Continuamos a publicação de uma entrevista com John Grant que serviu de base ao artigo ‘Como a música e uma nova casa transformaram a vida de um homem’, publicado na edição de 11 de março do DN.
O seu novo disco reflete o que parece ser um homem a entender-se consigo mesmo... Ainda vou a meio desse processo. Esse é o centro de gravidade do que está a acontecer. Mas sinto-me mais consciente de quem sou, e é-me mais fácil hoje aceitar quem sou. Isso foi sempre um desafio enorme para mim. Muitas vezes sinto até um pouco de vergonha de mim mesmo de ter levado tanto tempo para aqui chegar. Mas o percurso que fiz foi esse mesmo. Levou-me tempo a aceitar quem sou. A jornada de cada um é diferente da do outro. Passei tempo demais a esconder-me e a fugir...
Porque levou tanto tempo esse processo de busca? Creio que sempre andei à procura de um lugar ao qual pertencesse. E achava que esse lugar não existia para mim. E isso foi um problema enorme. Para podermos pertencer ao que quer que seja temos, primeiro, de saber o que queremos e de estar bem. Agora estou mais capaz de despir essas camadas exteriores e chegar à medula dos assuntos e assim poder integrar, fazer parte de uma comunidade. Isso por vezes ainda me assusta. Lembro-me sempre de episódios de dor e de rejeição... Mas agora sinto-me confortável na Islândia. Gosto da mentalidade das pessoas. São muito abertos. E conheci pessoas espantosas aqui. Denver nunca foi um lugar onde sentisse conforto comigo e com os erros que ali fiz. Ali perdi a mãe para um cancro do pulmão, passei por episódios de dependência e pela separação da minha antiga banda. Aquele lugar está cheio de erros e dor. Estive lá cerca de um mês por alturas de dezembro, e reparei que ainda hoje não é o lugar para mim. Posso ser mais quem sou na Islândia. Ainda tenho muitos dos meus mecanismos de defesa ativados, mas sinto que há uma outra atmosfera aqui.
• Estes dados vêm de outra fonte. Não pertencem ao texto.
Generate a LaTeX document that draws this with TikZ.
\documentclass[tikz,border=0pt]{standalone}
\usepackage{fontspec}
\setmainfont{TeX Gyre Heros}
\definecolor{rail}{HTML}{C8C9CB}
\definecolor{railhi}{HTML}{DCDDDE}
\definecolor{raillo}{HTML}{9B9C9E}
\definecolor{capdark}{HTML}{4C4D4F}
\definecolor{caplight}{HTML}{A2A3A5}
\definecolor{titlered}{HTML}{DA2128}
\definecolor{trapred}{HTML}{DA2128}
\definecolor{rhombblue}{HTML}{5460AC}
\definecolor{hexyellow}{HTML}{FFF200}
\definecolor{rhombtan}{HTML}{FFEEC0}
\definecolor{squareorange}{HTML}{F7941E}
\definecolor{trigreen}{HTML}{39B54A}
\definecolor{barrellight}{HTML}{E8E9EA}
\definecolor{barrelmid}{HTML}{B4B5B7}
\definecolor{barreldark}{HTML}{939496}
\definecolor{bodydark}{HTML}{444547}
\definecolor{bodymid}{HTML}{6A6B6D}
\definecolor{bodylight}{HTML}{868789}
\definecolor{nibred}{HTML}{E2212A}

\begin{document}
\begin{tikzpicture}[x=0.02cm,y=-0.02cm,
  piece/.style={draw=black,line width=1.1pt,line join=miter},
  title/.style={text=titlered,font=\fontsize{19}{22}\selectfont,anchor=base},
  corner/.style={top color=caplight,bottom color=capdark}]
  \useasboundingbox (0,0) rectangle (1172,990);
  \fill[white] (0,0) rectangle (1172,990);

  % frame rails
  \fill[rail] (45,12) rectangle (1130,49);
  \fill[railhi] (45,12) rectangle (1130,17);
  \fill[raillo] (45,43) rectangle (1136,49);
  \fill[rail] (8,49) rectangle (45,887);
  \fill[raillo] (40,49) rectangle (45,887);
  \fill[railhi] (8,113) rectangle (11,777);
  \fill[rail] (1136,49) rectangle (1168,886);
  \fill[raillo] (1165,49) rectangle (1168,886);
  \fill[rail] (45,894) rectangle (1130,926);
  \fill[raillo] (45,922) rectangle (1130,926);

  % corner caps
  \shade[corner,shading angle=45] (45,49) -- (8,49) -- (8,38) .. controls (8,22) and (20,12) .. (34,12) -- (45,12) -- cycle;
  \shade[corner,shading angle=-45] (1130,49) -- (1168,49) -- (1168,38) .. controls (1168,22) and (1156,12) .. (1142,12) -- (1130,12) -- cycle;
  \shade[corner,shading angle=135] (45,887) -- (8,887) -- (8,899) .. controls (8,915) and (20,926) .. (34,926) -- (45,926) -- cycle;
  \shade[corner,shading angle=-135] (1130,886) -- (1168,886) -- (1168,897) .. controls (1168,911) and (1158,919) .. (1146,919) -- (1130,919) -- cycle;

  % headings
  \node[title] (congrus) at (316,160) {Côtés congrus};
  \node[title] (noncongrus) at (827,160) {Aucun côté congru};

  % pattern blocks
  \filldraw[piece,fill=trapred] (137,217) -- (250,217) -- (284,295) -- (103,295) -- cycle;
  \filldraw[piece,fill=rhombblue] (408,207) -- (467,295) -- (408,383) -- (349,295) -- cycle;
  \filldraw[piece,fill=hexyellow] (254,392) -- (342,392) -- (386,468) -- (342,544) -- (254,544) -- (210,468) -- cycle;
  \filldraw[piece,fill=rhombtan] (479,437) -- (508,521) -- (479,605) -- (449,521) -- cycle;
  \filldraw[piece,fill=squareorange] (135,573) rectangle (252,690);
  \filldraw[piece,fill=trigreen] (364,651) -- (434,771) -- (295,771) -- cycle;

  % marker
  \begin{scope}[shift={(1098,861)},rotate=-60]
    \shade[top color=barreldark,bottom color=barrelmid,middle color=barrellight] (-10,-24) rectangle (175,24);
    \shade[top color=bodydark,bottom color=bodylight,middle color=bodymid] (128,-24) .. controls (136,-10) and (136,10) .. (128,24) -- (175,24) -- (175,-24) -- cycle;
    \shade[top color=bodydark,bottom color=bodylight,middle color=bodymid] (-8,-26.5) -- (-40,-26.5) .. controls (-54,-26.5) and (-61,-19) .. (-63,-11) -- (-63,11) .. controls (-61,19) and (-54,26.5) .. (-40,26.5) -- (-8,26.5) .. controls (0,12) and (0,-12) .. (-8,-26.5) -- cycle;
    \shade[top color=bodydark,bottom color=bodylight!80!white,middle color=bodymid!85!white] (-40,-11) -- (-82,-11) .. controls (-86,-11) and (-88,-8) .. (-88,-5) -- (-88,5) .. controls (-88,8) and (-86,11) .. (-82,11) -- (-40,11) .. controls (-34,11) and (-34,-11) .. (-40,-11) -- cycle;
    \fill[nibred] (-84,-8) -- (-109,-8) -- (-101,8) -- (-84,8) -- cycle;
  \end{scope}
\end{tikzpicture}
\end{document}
É sabido que, na estrada, gosta do contacto com aqueles que assistem aos seus concertos. Gosta de falar com quem ouve sua música? Isso é uma das partes mais importantes desta viagem. Eu deixo que as pessoas me ajudem. Ao mesmo tempo acho que posso ter uma mensagem para pessoas que lidem com os mesmos problemas que eu. Sei o que é a autorejeição. Tenho por isso uma mensagem para pessoas que têm uma vida horrível como a que vivi. Ligar-me às outras pessoas ajudou-me a crescer. Essa ligação é mesmo muito importante que o que alguma vez pudesse supor. Sempre consegui fazer amigos. As pessoas são mesmo muito importantes para mim, se bem que houve uma altura em que não me sentia com vontade de estar com ninguém.
Teve uma formação religiosa. Como se relaciona hoje com essa herança formadora? A religião é uma parte importante de todos nós. Eu tenho uma educação religiosa. Uma das coisas piores é a rejeição do outro que vem dessa cultura, o que é o oposto do que supostamente deveria ser... Nunca entendi aquela direita religiosa americana que acredita que a Bíblia é a constituição dos EUA. Os EUA fizeram muito de bem, mas também muito de mal ao mundo. Tem de haver necessariamente uma separação entre a igreja e o estado. Não é uma teocracia como o Irão, mas parece haver quem não o entenda... Não estou a falar de questões como a violação ou o assassínio. Estou a falar de amor entre dois homens. Quando as pessoas dizem que Deus diz que é errado, tudo bem... Mas a forma como a constituição dos EUA foi feita criou um lugar onde as pessoas pudessem viver as suas vidas como elas são. Querem levar-nos de volta à Idade Média, à Inquisição. E isto vai contra aquilo em que acreditam... Jesus dizia para as pessoas serem humildes, ajudar os necessitados e estar disponível para as pessoas e os seus entes queridos.